Not far away was a series of peppercorn trees. We tried a few freshly picked peppercorns which blew our heads off. Not spicy, just really...peppery. Odd, that. I picked a few for us to mix in with our lunch which we had soon after in Buon Ma Thuot - the capital city of the Central Highlands. Compared to the other food we'd eaten on our tour, this was fairly bland (even with the peppercorns) and also cost more than the other meals. Maybe we'd been spoiled early on.

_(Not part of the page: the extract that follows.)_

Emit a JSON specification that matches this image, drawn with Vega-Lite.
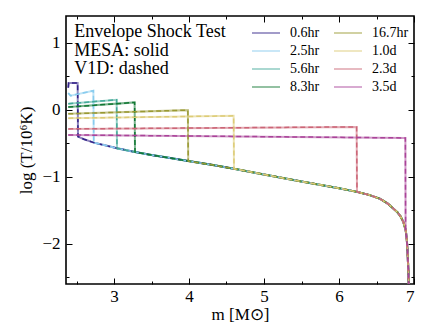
{
  "$schema": "https://vega.github.io/schema/vega-lite/v6.json",
  "width": 348,
  "height": 268,
  "autosize": {"type": "none"},
  "padding": {"left": 66, "top": 16, "right": 22, "bottom": 43},
  "background": "white",
  "config": {
    "font": "Liberation Serif",
    "view": {"stroke": "black", "strokeWidth": 1.6},
    "axis": {
      "domain": false,
      "grid": false,
      "tickColor": "black",
      "tickWidth": 1,
      "labelFont": "Liberation Serif",
      "labelFontSize": 17,
      "labelColor": "black",
      "titleFont": "Liberation Serif",
      "titleFontSize": 17,
      "titleFontWeight": "normal",
      "titleColor": "black"
    },
    "legend": {
      "labelFont": "Liberation Serif",
      "labelFontSize": 14,
      "labelColor": "black"
    }
  },
  "data": {
    "values": [
      {"s": "0.6hr", "m": 2.39, "t": 0.33}, {"s": "0.6hr", "m": 2.395, "t": 0.4}, {"s": "0.6hr", "m": 2.515, "t": 0.4}, {"s": "0.6hr", "m": 2.52, "t": -0.4},
      {"s": "0.6hr", "m": 2.6, "t": -0.44}, {"s": "0.6hr", "m": 2.73, "t": -0.49}, {"s": "0.6hr", "m": 2.88, "t": -0.53}, {"s": "0.6hr", "m": 3.04, "t": -0.575},
      {"s": "0.6hr", "m": 3.28, "t": -0.63}, {"s": "0.6hr", "m": 3.5, "t": -0.675}, {"s": "0.6hr", "m": 3.75, "t": -0.72}, {"s": "0.6hr", "m": 3.99, "t": -0.765},
      {"s": "0.6hr", "m": 4.3, "t": -0.82}, {"s": "0.6hr", "m": 4.6, "t": -0.88}, {"s": "0.6hr", "m": 5.0, "t": -0.965}, {"s": "0.6hr", "m": 5.5, "t": -1.07},
      {"s": "0.6hr", "m": 6.0, "t": -1.17}, {"s": "0.6hr", "m": 6.24, "t": -1.225}, {"s": "0.6hr", "m": 6.4, "t": -1.27}, {"s": "0.6hr", "m": 6.55, "t": -1.33},
      {"s": "0.6hr", "m": 6.65, "t": -1.4}, {"s": "0.6hr", "m": 6.72, "t": -1.47}, {"s": "0.6hr", "m": 6.78, "t": -1.53}, {"s": "0.6hr", "m": 6.82, "t": -1.59},
      {"s": "0.6hr", "m": 6.86, "t": -1.68}, {"s": "0.6hr", "m": 6.89, "t": -1.8}, {"s": "0.6hr", "m": 6.905, "t": -1.95}, {"s": "0.6hr", "m": 6.915, "t": -2.15},
      {"s": "0.6hr", "m": 6.925, "t": -2.4}, {"s": "0.6hr", "m": 6.93, "t": -2.6},

      {"s": "2.5hr", "m": 2.39, "t": 0.25}, {"s": "2.5hr", "m": 2.42, "t": 0.21}, {"s": "2.5hr", "m": 2.725, "t": 0.285}, {"s": "2.5hr", "m": 2.73, "t": -0.49},
      {"s": "2.5hr", "m": 2.88, "t": -0.53}, {"s": "2.5hr", "m": 3.04, "t": -0.575},
      {"s": "2.5hr", "m": 3.28, "t": -0.63}, {"s": "2.5hr", "m": 3.5, "t": -0.675}, {"s": "2.5hr", "m": 3.75, "t": -0.72}, {"s": "2.5hr", "m": 3.99, "t": -0.765},
      {"s": "2.5hr", "m": 4.3, "t": -0.82}, {"s": "2.5hr", "m": 4.6, "t": -0.88}, {"s": "2.5hr", "m": 5.0, "t": -0.965}, {"s": "2.5hr", "m": 5.5, "t": -1.07},
      {"s": "2.5hr", "m": 6.0, "t": -1.17}, {"s": "2.5hr", "m": 6.24, "t": -1.225}, {"s": "2.5hr", "m": 6.4, "t": -1.27}, {"s": "2.5hr", "m": 6.55, "t": -1.33},
      {"s": "2.5hr", "m": 6.65, "t": -1.4}, {"s": "2.5hr", "m": 6.72, "t": -1.47}, {"s": "2.5hr", "m": 6.78, "t": -1.53}, {"s": "2.5hr", "m": 6.82, "t": -1.59},
      {"s": "2.5hr", "m": 6.86, "t": -1.68}, {"s": "2.5hr", "m": 6.89, "t": -1.8}, {"s": "2.5hr", "m": 6.905, "t": -1.95}, {"s": "2.5hr", "m": 6.915, "t": -2.15},
      {"s": "2.5hr", "m": 6.925, "t": -2.4}, {"s": "2.5hr", "m": 6.93, "t": -2.6},

      {"s": "5.6hr", "m": 2.39, "t": 0.09}, {"s": "5.6hr", "m": 3.035, "t": 0.15}, {"s": "5.6hr", "m": 3.04, "t": -0.575},
      {"s": "5.6hr", "m": 3.28, "t": -0.63}, {"s": "5.6hr", "m": 3.5, "t": -0.675}, {"s": "5.6hr", "m": 3.75, "t": -0.72}, {"s": "5.6hr", "m": 3.99, "t": -0.765},
      {"s": "5.6hr", "m": 4.3, "t": -0.82}, {"s": "5.6hr", "m": 4.6, "t": -0.88}, {"s": "5.6hr", "m": 5.0, "t": -0.965}, {"s": "5.6hr", "m": 5.5, "t": -1.07},
      {"s": "5.6hr", "m": 6.0, "t": -1.17}, {"s": "5.6hr", "m": 6.24, "t": -1.225}, {"s": "5.6hr", "m": 6.4, "t": -1.27}, {"s": "5.6hr", "m": 6.55, "t": -1.33},
      {"s": "5.6hr", "m": 6.65, "t": -1.4}, {"s": "5.6hr", "m": 6.72, "t": -1.47}, {"s": "5.6hr", "m": 6.78, "t": -1.53}, {"s": "5.6hr", "m": 6.82, "t": -1.59},
      {"s": "5.6hr", "m": 6.86, "t": -1.68}, {"s": "5.6hr", "m": 6.89, "t": -1.8}, {"s": "5.6hr", "m": 6.905, "t": -1.95}, {"s": "5.6hr", "m": 6.915, "t": -2.15},
      {"s": "5.6hr", "m": 6.925, "t": -2.4}, {"s": "5.6hr", "m": 6.93, "t": -2.6},

      {"s": "8.3hr", "m": 2.39, "t": 0.04}, {"s": "8.3hr", "m": 3.275, "t": 0.11}, {"s": "8.3hr", "m": 3.28, "t": -0.63},
      {"s": "8.3hr", "m": 3.5, "t": -0.675}, {"s": "8.3hr", "m": 3.75, "t": -0.72}, {"s": "8.3hr", "m": 3.99, "t": -0.765},
      {"s": "8.3hr", "m": 4.3, "t": -0.82}, {"s": "8.3hr", "m": 4.6, "t": -0.88}, {"s": "8.3hr", "m": 5.0, "t": -0.965}, {"s": "8.3hr", "m": 5.5, "t": -1.07},
      {"s": "8.3hr", "m": 6.0, "t": -1.17}, {"s": "8.3hr", "m": 6.24, "t": -1.225}, {"s": "8.3hr", "m": 6.4, "t": -1.27}, {"s": "8.3hr", "m": 6.55, "t": -1.33},
      {"s": "8.3hr", "m": 6.65, "t": -1.4}, {"s": "8.3hr", "m": 6.72, "t": -1.47}, {"s": "8.3hr", "m": 6.78, "t": -1.53}, {"s": "8.3hr", "m": 6.82, "t": -1.59},
      {"s": "8.3hr", "m": 6.86, "t": -1.68}, {"s": "8.3hr", "m": 6.89, "t": -1.8}, {"s": "8.3hr", "m": 6.905, "t": -1.95}, {"s": "8.3hr", "m": 6.915, "t": -2.15},
      {"s": "8.3hr", "m": 6.925, "t": -2.4}, {"s": "8.3hr", "m": 6.93, "t": -2.6},

      {"s": "16.7hr", "m": 2.39, "t": -0.06}, {"s": "16.7hr", "m": 3.985, "t": -0.005}, {"s": "16.7hr", "m": 3.99, "t": -0.765},
      {"s": "16.7hr", "m": 4.3, "t": -0.82}, {"s": "16.7hr", "m": 4.6, "t": -0.88}, {"s": "16.7hr", "m": 5.0, "t": -0.965}, {"s": "16.7hr", "m": 5.5, "t": -1.07},
      {"s": "16.7hr", "m": 6.0, "t": -1.17}, {"s": "16.7hr", "m": 6.24, "t": -1.225}, {"s": "16.7hr", "m": 6.4, "t": -1.27}, {"s": "16.7hr", "m": 6.55, "t": -1.33},
      {"s": "16.7hr", "m": 6.65, "t": -1.4}, {"s": "16.7hr", "m": 6.72, "t": -1.47}, {"s": "16.7hr", "m": 6.78, "t": -1.53}, {"s": "16.7hr", "m": 6.82, "t": -1.59},
      {"s": "16.7hr", "m": 6.86, "t": -1.68}, {"s": "16.7hr", "m": 6.89, "t": -1.8}, {"s": "16.7hr", "m": 6.905, "t": -1.95}, {"s": "16.7hr", "m": 6.915, "t": -2.15},
      {"s": "16.7hr", "m": 6.925, "t": -2.4}, {"s": "16.7hr", "m": 6.93, "t": -2.6},

      {"s": "1.0d", "m": 2.39, "t": -0.125}, {"s": "1.0d", "m": 4.595, "t": -0.09}, {"s": "1.0d", "m": 4.6, "t": -0.88},
      {"s": "1.0d", "m": 5.0, "t": -0.965}, {"s": "1.0d", "m": 5.5, "t": -1.07},
      {"s": "1.0d", "m": 6.0, "t": -1.17}, {"s": "1.0d", "m": 6.24, "t": -1.225}, {"s": "1.0d", "m": 6.4, "t": -1.27}, {"s": "1.0d", "m": 6.55, "t": -1.33},
      {"s": "1.0d", "m": 6.65, "t": -1.4}, {"s": "1.0d", "m": 6.72, "t": -1.47}, {"s": "1.0d", "m": 6.78, "t": -1.53}, {"s": "1.0d", "m": 6.82, "t": -1.59},
      {"s": "1.0d", "m": 6.86, "t": -1.68}, {"s": "1.0d", "m": 6.89, "t": -1.8}, {"s": "1.0d", "m": 6.905, "t": -1.95}, {"s": "1.0d", "m": 6.915, "t": -2.15},
      {"s": "1.0d", "m": 6.925, "t": -2.4}, {"s": "1.0d", "m": 6.93, "t": -2.6},

      {"s": "2.3d", "m": 2.39, "t": -0.285}, {"s": "2.3d", "m": 6.235, "t": -0.255}, {"s": "2.3d", "m": 6.24, "t": -1.225},
      {"s": "2.3d", "m": 6.4, "t": -1.27}, {"s": "2.3d", "m": 6.55, "t": -1.33},
      {"s": "2.3d", "m": 6.65, "t": -1.4}, {"s": "2.3d", "m": 6.72, "t": -1.47}, {"s": "2.3d", "m": 6.78, "t": -1.53}, {"s": "2.3d", "m": 6.82, "t": -1.59},
      {"s": "2.3d", "m": 6.86, "t": -1.68}, {"s": "2.3d", "m": 6.89, "t": -1.8}, {"s": "2.3d", "m": 6.905, "t": -1.95}, {"s": "2.3d", "m": 6.915, "t": -2.15},
      {"s": "2.3d", "m": 6.925, "t": -2.4}, {"s": "2.3d", "m": 6.93, "t": -2.6},

      {"s": "3.5d", "m": 2.39, "t": -0.375}, {"s": "3.5d", "m": 6.885, "t": -0.42}, {"s": "3.5d", "m": 6.888, "t": -1.79},
      {"s": "3.5d", "m": 6.905, "t": -1.95}, {"s": "3.5d", "m": 6.915, "t": -2.15},
      {"s": "3.5d", "m": 6.925, "t": -2.4}, {"s": "3.5d", "m": 6.93, "t": -2.6}
    ]
  },
  "layer": [
    {
      "mark": {"type": "line", "strokeWidth": 2, "opacity": 0.55, "clip": true},
      "encoding": {
        "x": {
          "field": "m", "type": "quantitative",
          "scale": {"domain": [2.36, 7], "nice": false, "zero": false},
          "axis": {
            "orient": "bottom",
            "title": "m [M⊙]",
            "values": [2.5, 3, 3.5, 4, 4.5, 5, 5.5, 6, 6.5, 7],
            "labelExpr": "datum.value % 1 === 0 ? format(datum.value, 'd') : ''",
            "tickSize": {"condition": {"test": "datum.value % 1 === 0", "value": -6}, "value": -3},
            "labelPadding": 10,
            "titlePadding": 2
          }
        },
        "y": {
          "field": "t", "type": "quantitative",
          "scale": {"domain": [-2.6, 1.4], "nice": false, "zero": false},
          "axis": {
            "orient": "left",
            "title": "log (T/10⁶K)",
            "values": [-2.5, -2, -1.5, -1, -0.5, 0, 0.5, 1],
            "labelExpr": "datum.value % 1 === 0 ? format(datum.value, 'd') : ''",
            "tickSize": {"condition": {"test": "datum.value % 1 === 0", "value": -6}, "value": -3},
            "labelPadding": 12,
            "titlePadding": 6
          }
        },
        "color": {
          "field": "s", "type": "nominal",
          "scale": {
            "domain": ["0.6hr", "2.5hr", "5.6hr", "8.3hr", "16.7hr", "1.0d", "2.3d", "3.5d"],
            "range": ["#332288", "#88CCEE", "#44AA99", "#117733", "#999933", "#DDCC77", "#CC6677", "#AA4499"]
          },
          "legend": {
            "title": null,
            "orient": "none",
            "legendX": 189,
            "legendY": 6,
            "columns": 2,
            "padding": 0,
            "symbolType": "M-1.4,0H1.4",
            "symbolSize": 400,
            "symbolStrokeWidth": 1.2,
            "symbolOpacity": 0.75,
            "labelOffset": 13,
            "columnPadding": 11,
            "rowPadding": -0.7
          }
        },
        "detail": {"field": "s"}
      }
    },
    {
      "mark": {"type": "line", "strokeWidth": 1.5, "strokeDash": [5, 3], "clip": true},
      "encoding": {
        "x": {
          "field": "m", "type": "quantitative",
          "axis": {
            "orient": "top",
            "title": null,
            "labels": false,
            "values": [2.5, 3, 3.5, 4, 4.5, 5, 5.5, 6, 6.5, 7],
            "tickSize": {"condition": {"test": "datum.value % 1 === 0", "value": -6}, "value": -3}
          }
        },
        "y": {
          "field": "t", "type": "quantitative",
          "axis": {
            "orient": "right",
            "title": null,
            "labels": false,
            "values": [-2.5, -2, -1.5, -1, -0.5, 0, 0.5, 1],
            "tickSize": {"condition": {"test": "datum.value % 1 === 0", "value": -6}, "value": -3}
          }
        },
        "color": {"field": "s", "type": "nominal"},
        "detail": {"field": "s"}
      }
    },
    {
      "data": {"values": [{}]},
      "mark": {
        "type": "text",
        "text": ["Envelope Shock Test", "MESA: solid", "V1D: dashed"],
        "align": "left",
        "baseline": "top",
        "fontSize": 18,
        "lineHeight": 18.5,
        "font": "Liberation Serif",
        "color": "black"
      },
      "encoding": {
        "x": {"datum": 2.47, "type": "quantitative", "axis": null},
        "y": {"datum": 1.29, "type": "quantitative", "axis": null}
      }
    }
  ],
  "resolve": {"axis": {"x": "independent", "y": "independent"}}
}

The highlight of the day was visiting the national park outside the city after lunch, and going to the waterfall inside. We also had plenty of time to swim. The water was warm in places as the sun was baking down, and we managed to get a few good snaps of the surroundings:
And with that, it was time to head back to Buon Ma Thuot again to get some food ahead of another sleeper bus which would drop us off in Ho Chi Minh on Christmas Eve morning. We said a sad farewell to Bin and Ky who had been magnificent during the entire tour:
In the evening I found out that when the bike had gone over with my luggage in, the weight of it had crushed the bag, my Kindle case, and the Kindle itself. The Kindle was completely unresponsive; it accepted power, but the screen was crushed. We'd been told that Easy Riders had insurance, so I rang Bin only to find out that the insurance covered people and not belongings. Who knows what would have happened if any of our stuff had been stolen from the bikes en route... Regardless, I rang my own insurer who told me that it was probably covered, but they couldn't guarantee it. Typical insurance company, then. I would have to submit a claim on my return (if not earlier) and they would assess it. I was obviously more than a little peeved to learn that Easy Riders hadn't clarified the insurance situation at their end, but Bin must also have been worried as he asked a colleague in the area on a tour to come into the bus station office where we were waiting and have a chat. He said that whilst it was a freak accident that had never happened before, the name and reputation of the Easy Riders was important, and if I wanted, Bin would find the money to replace the Kindle. This put me in a bit of an awkward situation; obviously the company should have explained the insurance side of things beforehand and I could have made provision to move valuables to my smaller bag which would have been more protected, but on the other hand I couldn't really ask Bin to fork out $230. Easy Riders, it turns out, isn't a company but a club. They pay tax to the government, are registered, but arrange everything themselves - including tours. It seems that each member keeps the fee they agree with tourists, and they are effectively individuals working under a group name. Therefore there isn't a company account; anything Bin paid out would have to come from his own pocket. Troubled by this, I decided to see what other options were available when we got to Ho Chi Minh City the following morning. R.I.P. Kindle.
In spite of this - our first major loss on the trip - we thoroughly enjoyed our time with Easy Riders, and would highly recommend taking a tour with them to see more of Vietnam than the well-trodden tourist traps in the popular towns and cities.